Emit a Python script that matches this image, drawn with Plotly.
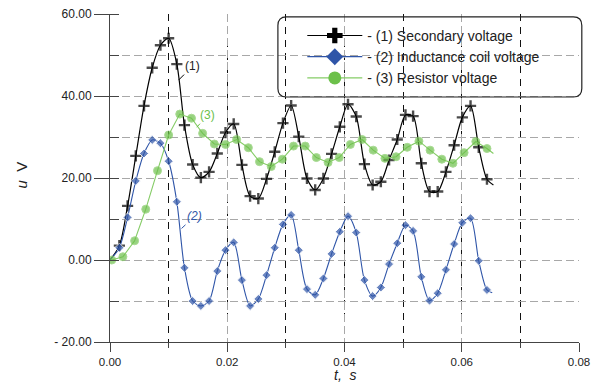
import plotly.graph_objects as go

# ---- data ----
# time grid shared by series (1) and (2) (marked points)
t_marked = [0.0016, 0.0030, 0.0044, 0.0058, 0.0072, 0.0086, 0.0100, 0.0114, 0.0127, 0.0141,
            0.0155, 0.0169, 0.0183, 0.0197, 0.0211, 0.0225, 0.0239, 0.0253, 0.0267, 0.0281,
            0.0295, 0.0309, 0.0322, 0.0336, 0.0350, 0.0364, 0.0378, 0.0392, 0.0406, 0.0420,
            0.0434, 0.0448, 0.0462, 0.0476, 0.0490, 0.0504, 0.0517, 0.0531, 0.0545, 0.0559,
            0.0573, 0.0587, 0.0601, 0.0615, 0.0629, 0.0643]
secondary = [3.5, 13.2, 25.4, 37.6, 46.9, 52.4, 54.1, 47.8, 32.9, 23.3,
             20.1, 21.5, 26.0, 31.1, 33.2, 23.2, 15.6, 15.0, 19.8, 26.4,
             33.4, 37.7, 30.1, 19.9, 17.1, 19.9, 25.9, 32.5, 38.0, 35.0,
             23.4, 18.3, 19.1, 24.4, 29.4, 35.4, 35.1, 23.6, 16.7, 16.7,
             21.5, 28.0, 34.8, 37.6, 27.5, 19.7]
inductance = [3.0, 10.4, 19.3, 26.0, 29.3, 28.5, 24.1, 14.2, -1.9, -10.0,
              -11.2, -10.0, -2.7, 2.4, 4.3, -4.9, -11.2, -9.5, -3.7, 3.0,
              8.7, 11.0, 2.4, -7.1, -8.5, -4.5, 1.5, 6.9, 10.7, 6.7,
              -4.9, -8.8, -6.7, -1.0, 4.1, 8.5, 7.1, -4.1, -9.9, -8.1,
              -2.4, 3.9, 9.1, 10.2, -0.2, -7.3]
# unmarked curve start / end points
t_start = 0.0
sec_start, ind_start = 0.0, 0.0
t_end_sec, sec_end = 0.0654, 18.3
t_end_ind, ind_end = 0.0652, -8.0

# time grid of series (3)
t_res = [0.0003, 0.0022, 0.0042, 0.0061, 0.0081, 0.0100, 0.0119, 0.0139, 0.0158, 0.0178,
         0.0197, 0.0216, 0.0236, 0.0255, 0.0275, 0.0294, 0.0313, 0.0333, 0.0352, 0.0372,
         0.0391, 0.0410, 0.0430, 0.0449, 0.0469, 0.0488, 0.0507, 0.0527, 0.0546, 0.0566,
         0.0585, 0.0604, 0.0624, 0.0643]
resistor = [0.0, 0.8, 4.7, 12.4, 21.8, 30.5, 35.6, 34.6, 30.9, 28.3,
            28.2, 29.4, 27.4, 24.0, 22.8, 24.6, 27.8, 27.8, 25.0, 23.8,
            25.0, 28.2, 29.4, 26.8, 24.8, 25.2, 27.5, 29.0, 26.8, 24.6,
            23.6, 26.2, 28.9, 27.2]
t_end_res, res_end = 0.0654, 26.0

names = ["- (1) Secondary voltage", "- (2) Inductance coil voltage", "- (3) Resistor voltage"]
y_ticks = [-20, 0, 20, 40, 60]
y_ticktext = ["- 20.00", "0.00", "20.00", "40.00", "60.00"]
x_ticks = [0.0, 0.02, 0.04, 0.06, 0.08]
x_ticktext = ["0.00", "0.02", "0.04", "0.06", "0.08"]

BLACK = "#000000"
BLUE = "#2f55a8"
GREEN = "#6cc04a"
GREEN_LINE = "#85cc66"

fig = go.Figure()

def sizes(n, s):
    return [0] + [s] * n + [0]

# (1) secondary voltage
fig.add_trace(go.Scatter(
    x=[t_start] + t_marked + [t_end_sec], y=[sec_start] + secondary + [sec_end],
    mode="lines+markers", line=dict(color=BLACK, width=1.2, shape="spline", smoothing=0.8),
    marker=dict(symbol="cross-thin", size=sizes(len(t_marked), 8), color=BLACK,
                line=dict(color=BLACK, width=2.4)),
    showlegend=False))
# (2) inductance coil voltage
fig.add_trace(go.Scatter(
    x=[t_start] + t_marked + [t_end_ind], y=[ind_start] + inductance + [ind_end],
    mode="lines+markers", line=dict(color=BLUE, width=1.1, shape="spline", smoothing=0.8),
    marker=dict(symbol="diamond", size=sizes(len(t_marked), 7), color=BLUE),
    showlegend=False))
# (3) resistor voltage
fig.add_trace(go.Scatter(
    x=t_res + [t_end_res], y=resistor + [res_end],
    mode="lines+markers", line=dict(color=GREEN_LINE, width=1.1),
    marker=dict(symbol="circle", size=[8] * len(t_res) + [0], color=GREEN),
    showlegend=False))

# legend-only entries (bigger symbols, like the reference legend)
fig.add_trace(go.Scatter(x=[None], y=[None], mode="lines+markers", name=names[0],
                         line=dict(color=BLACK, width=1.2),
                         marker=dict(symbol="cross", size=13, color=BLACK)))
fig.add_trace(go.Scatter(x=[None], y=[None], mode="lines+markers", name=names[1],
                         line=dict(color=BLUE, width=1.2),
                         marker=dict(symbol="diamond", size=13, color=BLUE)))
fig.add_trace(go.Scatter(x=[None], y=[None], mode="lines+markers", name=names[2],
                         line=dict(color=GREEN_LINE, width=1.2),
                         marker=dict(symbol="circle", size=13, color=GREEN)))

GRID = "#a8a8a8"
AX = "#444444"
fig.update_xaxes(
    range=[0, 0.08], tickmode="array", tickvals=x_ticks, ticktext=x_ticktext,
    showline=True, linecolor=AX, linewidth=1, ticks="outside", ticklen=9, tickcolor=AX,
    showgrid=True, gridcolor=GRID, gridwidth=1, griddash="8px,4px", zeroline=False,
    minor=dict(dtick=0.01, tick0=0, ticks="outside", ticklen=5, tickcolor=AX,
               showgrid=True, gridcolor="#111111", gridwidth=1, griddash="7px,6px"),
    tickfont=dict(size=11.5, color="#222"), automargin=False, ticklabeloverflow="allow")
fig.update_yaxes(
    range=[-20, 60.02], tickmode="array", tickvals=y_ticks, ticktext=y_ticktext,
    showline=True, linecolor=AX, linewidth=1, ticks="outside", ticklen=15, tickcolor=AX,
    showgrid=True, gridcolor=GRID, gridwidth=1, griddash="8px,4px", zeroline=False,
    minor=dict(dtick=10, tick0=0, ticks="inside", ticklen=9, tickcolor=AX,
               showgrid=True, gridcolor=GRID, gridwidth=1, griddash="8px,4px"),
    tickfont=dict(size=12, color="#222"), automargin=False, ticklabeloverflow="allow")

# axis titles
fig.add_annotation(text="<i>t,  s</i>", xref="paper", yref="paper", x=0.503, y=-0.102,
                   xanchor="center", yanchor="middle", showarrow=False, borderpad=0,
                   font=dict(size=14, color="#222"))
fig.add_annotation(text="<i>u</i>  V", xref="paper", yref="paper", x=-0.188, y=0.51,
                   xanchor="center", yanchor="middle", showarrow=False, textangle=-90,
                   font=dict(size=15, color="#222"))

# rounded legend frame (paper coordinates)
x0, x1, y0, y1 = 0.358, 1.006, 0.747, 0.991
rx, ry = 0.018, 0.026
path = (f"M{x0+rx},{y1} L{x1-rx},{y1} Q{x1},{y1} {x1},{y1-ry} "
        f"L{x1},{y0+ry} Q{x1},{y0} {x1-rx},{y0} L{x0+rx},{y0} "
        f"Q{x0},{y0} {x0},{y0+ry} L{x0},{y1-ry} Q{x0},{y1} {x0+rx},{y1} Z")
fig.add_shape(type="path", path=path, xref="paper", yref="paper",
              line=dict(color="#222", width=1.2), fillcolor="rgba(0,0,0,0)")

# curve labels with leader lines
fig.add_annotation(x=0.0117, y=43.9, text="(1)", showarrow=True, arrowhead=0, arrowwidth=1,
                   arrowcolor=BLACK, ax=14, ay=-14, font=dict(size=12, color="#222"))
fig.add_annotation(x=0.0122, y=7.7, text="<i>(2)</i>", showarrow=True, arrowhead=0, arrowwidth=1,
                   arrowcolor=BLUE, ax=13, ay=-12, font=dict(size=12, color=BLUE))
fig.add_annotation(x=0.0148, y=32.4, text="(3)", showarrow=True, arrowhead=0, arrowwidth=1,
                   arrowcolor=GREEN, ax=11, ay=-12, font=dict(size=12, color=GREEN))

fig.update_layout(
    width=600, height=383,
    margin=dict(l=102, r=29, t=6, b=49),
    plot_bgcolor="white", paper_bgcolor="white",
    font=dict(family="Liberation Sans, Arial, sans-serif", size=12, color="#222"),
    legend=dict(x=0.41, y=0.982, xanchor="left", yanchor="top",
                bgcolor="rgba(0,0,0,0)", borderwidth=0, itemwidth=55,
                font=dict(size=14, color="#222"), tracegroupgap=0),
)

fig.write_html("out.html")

> **WHAT IS REQUIRED**
Pull out all lines from the listing that contain the string "with".

> **RIGHT ANSWER**
Emit a Python script that matches this image, drawn with Plotly.
# curve labels with leader lines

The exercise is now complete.